Posts filed under ‘Passings’

May 4, 2012

In Transit

AIRPORTS, May 4 – I’m in transit today. No shows, but you can hear a pre-recorded interview I did yesterday on the Illogical Contraptions podcast tonight, at 10PM PST (or any time after).

Earlier today, at the San Francisco airport, bright, zigzaggy lights encroached into my visual field. It was a long overdue optical migraine. I’m sort of shocked this hasn’t happened earlier in the trip – all those glints off all those passing cars should’ve triggered it weeks ago. I’m grateful I wasn’t driving somewhere by myself. But it’s going to make some upcoming solo drives very difficult, both for the obvious danger, and the hyperphotosensitivity that usually follows these episodes.

I was distressed to read that Adam Yauch died. I’d spoken with him a few times – most recently last year, at the premier of the Beastie Boys’ “Fight For Your Right Revisited” video. As I watched the short film on the big screen, I was stunned to realize that they’d turned their worst liability into an amazing asset. As someone with similar (but exponentially less visible) artistic skeletons in my own closet, it felt both inspiring and awesomely intimidating.

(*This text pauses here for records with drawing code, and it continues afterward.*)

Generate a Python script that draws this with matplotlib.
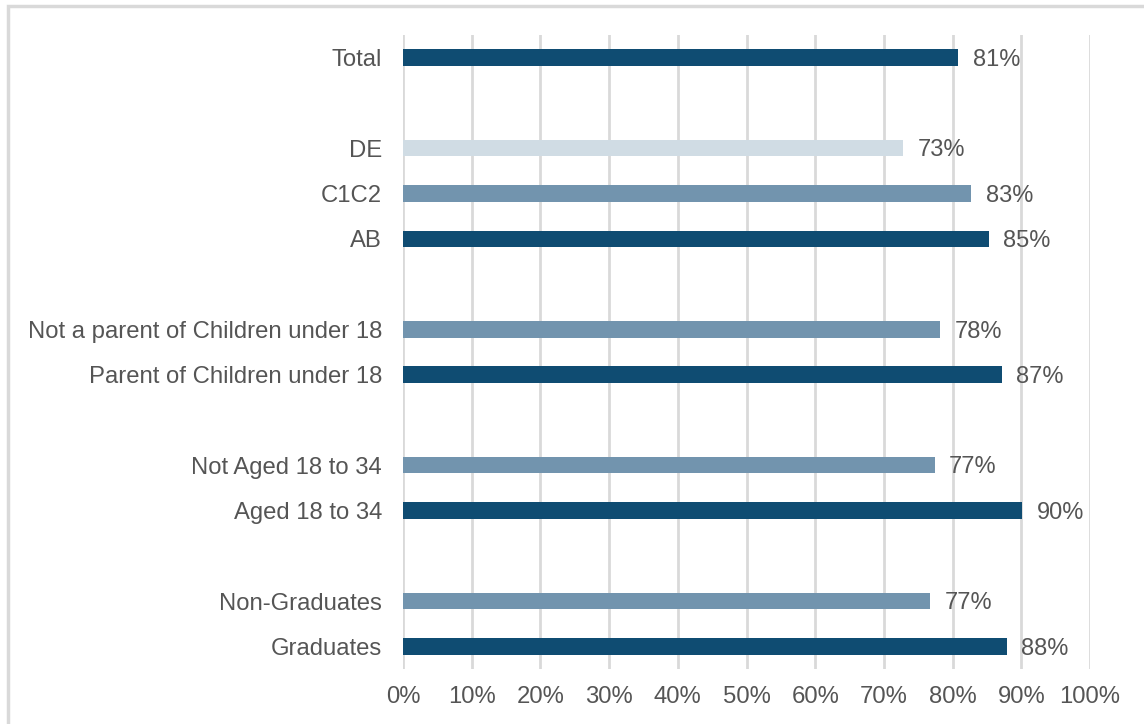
import matplotlib
matplotlib.use("Agg")
import matplotlib.pyplot as plt
from matplotlib.patches import Rectangle

categories = ["Total", "", "DE", "C1C2", "AB", "",
              "Not a parent of Children under 18", "Parent of Children under 18", "",
              "Not Aged 18 to 34", "Aged 18 to 34", "",
              "Non-Graduates", "Graduates"]
values = [81, None, 73, 83, 85, None, 78, 87, None, 77, 90, None, 77, 88]
bar_values = [80.8, None, 72.8, 82.7, 85.3, None, 78.2, 87.2, None, 77.4, 90.1, None, 76.7, 87.9]
shades = ["dark", None, "light", "mid", "dark", None, "mid", "dark", None, "mid", "dark", None, "mid", "dark"]
palette = {"dark": "#0f4c72", "mid": "#7294ae", "light": "#d0dce4"}
x_ticks = [0, 10, 20, 30, 40, 50, 60, 70, 80, 90, 100]
x_ticklabels = [f"{t}%" for t in x_ticks]

plt.rcParams['font.family'] = ['Liberation Sans', 'DejaVu Sans']
text_color = "#555555"

fig = plt.figure(figsize=(11.44, 7.24), dpi=100)
W, H = 1144, 724
ax = fig.add_axes([403 / W, 1 - 669 / H, (1090 - 403) / W, (669 - 35) / H])

ypos = list(range(len(categories)))
for y, v, s in zip(ypos, bar_values, shades):
    if v is None:
        continue
    ax.barh(y, v, height=0.36, color=palette[s], zorder=3)
for y, v, lab in zip(ypos, bar_values, values):
    if v is None:
        continue
    ax.text(v + 2.1, y + 0.05, f"{lab}%", va="center", ha="left",
            fontsize=17, color=text_color)

ax.set_ylim(len(categories) - 0.5, -0.5)
ax.set_xlim(0, 100)
ax.set_yticks(ypos)
ax.set_yticklabels(categories)
ax.set_xticks(x_ticks)
ax.set_xticklabels(x_ticklabels)
ax.tick_params(axis="both", length=0, labelsize=17.2, colors=text_color)
ax.tick_params(axis="y", pad=15)
ax.tick_params(axis="x", pad=12)
ax.grid(axis="x", color="#d9d9d9", linewidth=2, zorder=0)
for sp in ax.spines.values():
    sp.set_visible(False)

# outer frame
fig.patches.append(Rectangle((8 / W, -0.05), 1.2, 1 - 6 / H + 0.05,
                             transform=fig.transFigure, fill=False,
                             edgecolor="#d9d9d9", linewidth=2.5, zorder=0))

fig.savefig("out.png", dpi=100)
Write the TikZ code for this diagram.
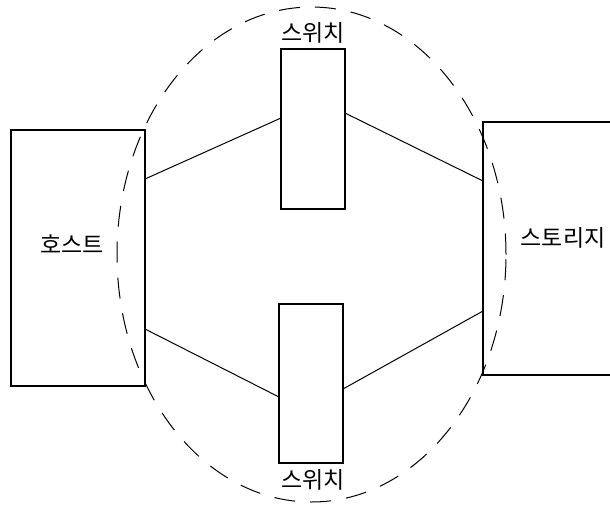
\documentclass[tikz,border=0pt]{standalone}
\usepackage{fontspec}
\newfontfamily\krfont{Noto Sans CJK KR}
\tikzset{
  box/.style={draw=black, line width=2pt, fill=none, inner sep=0pt, outer sep=0pt},
  link/.style={draw=black, line width=1pt},
  zone/.style={draw=black, line width=1pt, dash pattern=on 21pt off 15pt},
  lbl/.style={inner sep=0pt, font=\krfont\fontsize{23}{27}\selectfont, text=black}
}
\begin{document}
\begin{tikzpicture}[x=1pt,y=-1pt]
\useasboundingbox (0,0) rectangle (610,507);
\clip (0,0) rectangle (610,507);
\node[box, minimum width=134pt, minimum height=256pt] (host) at (78,258) {};
\node[box, minimum width=64pt, minimum height=160pt] (sw1) at (313,129) {};
\node[box, minimum width=64pt, minimum height=159pt] (sw2) at (311,383.5) {};
\node[box, minimum width=147pt, minimum height=253pt] (stor) at (556.5,248.5) {};
\node[lbl] (hostlbl) at (72,244) {호스트};
\node[lbl] (sw1lbl) at (313,33) {스위치};
\node[lbl] (sw2lbl) at (313,480) {스위치};
\node[lbl] (storlbl) at (563,238) {스토리지};
\draw[link] ([yshift=-49pt]host.north east) -- ([yshift=-69pt]sw1.north west);
\draw[link] ([yshift=-64pt]sw1.north east) -- ([yshift=-59pt]stor.north west);
\draw[link] ([yshift=-199pt]host.north east) -- ([yshift=-93pt]sw2.north west);
\draw[link] ([yshift=-85pt]sw2.north east) -- ([yshift=-189pt]stor.north west);
\draw[zone] (311.5,254.5) ellipse [x radius=194.5pt, y radius=247.5pt];
\end{tikzpicture}
\end{document}
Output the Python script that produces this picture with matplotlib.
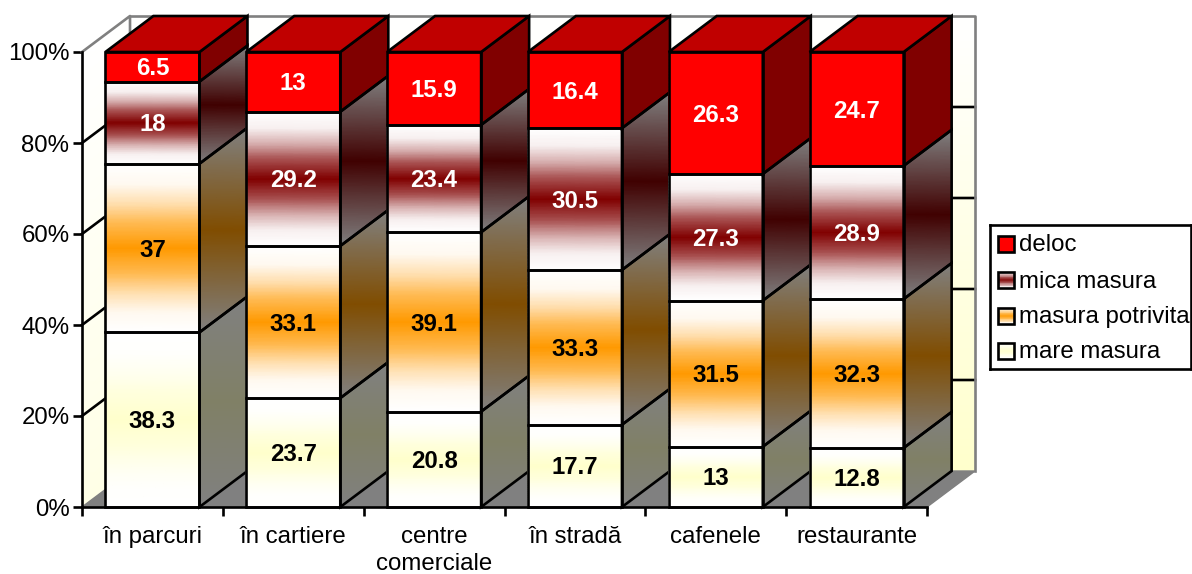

Later, at a low-key afterparty, I passed Yauch in a hallway and said, “good work.” I’d meant good work directing the video, but I now need to retroactively claim those two words to encompass everything: good work on your life. Thanks for being here.

May 1, 2012

Freight Train ???? – 2012

I met Freight Train back when he was a freewheeling hobo hippie cat. We took him in, had most of his rotted teeth pulled, snipped off his ass dreads, and found he already had good house manners. He’d obviously lived with people before. But where? Had he been cast out? Lost? Was his old family massacred? Survival of the streets had not been entirely unkind: everyone on the block had their own nickname and meal plan for FT. When we met, he clocked in at 17 pounds. Picking him up was like lifting a small toddler.

By the time he finally died, yesterday afternoon, of prolonged kidney failure, he weighed less than my shoe. I returned from the first half of my book tour and realized just how small he’d gotten over the last two years of special foods and subcutaneous fluids. He’d taken up the new and unnerving habit of standing just beyond a door frame and peering into the next room, already a ghost.

Years ago, one of our other cats fell hard for Freight Train. For a half decade, FT had his own faithful boy servant, a groomer and sidekick and sleepmate. After he got sick, I wondered how many millions or billions of times this scenario had replayed itself throughout history, a younger animal befriending an older animal, only to have the elder grow sick and die. After one goes, how does the other react? (Today, the answer seems to be: waiting.)

He loved the ladies. By ladies I mean blankets, or any other soft, defenseless bedding or textile he made the object of his amorous desires. Someone had fixed him back in his old life, but it didn’t really take. His confused couplings were often amusing, until they grew unseemly. We had to be careful what fabrics we left out.

We buried him in his favorite blanket. It was both a shroud and the first member of what will hopefully be a vast harem, somewhere far away. Farewell, buddy.